Leading – This includes sometimes going boldly where no one’s gone before – or taking the path already well trodden…..and taking the troops with you. It’s about having a vision and goals for the future. It’s about knowing how to inspire, motivate, lead, direct and communicate all of the above, to make it all happen. It’s also about leading by example, having ethical practices, personal integrity and passion, enthusiasm and commitment – to the organisation and the staff.
Controlling – This is the function of keeping a monitoring, roving eye on all aspects of the business, all of the time and taking corrective actions, when needed. Monitoring is critical in order to keep the whole business on track, towards its goals.

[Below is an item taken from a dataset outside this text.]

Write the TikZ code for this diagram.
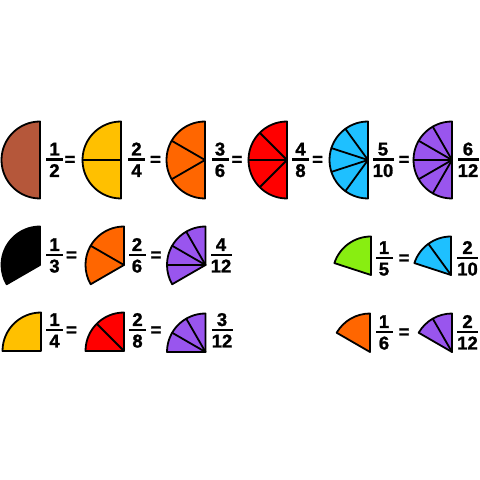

But wait, there’s more! Managers need to successfully undertake more than the ‘basic’ functions. Particular skills and abilities are also required – for example, technical skills. Managers do need to be good at whatever it is one needs to be good at, in the sector or organisation one’s in. Then there are interpersonal skills, which include the ability to relate well to people, to get on well with diverse personalities, to get through tricky situations, to be able to ‘bring’ people along and achieve through others. Communication skills are also critical, meaning the ability to communicate effectively through verbal, written, listening and non-verbal communications. Conceptual skills are also needed – the ability to recognise complex and dynamic issues; to examine factors that influence problems, to see the big picture and the smaller picture, simultaneously. Decision making ability is also critical. Managers need to problem identify and find solutions to issues and thereby avoiding the trap of analysis paralysis.
But wait! There’s more! Skills are also needed in other key areas. The ability to read and ‘do’ figures is essential. The responsibility for developing budgets, forecasting results, monitoring same and taking corrective actions to make sure all is on track, on a daily, weekly or monthly basis, is a requirement today upon most managers.
Another key managerial skill is being able to work both on and in the business. The ‘on’ meaning working on the whole picture and all its component parts. The ‘in’ being working at a hands-on level, doing the doing. The trap to be avoided is spending all the time ‘in’ the business and no time ‘on’ it. Another essential quality is the ability to
manage and cope with change – the one constant factor in most organisations today.
As with many things that sound basic to do, it’s the doing of them that can be surprisingly challenging. The doing is made complex as managers work amidst disruptions, constraints, changing expectations, external and internal pressures, deadlines and constant change. So, get yourself a set of juggling balls, step forward with confidence – and juggle!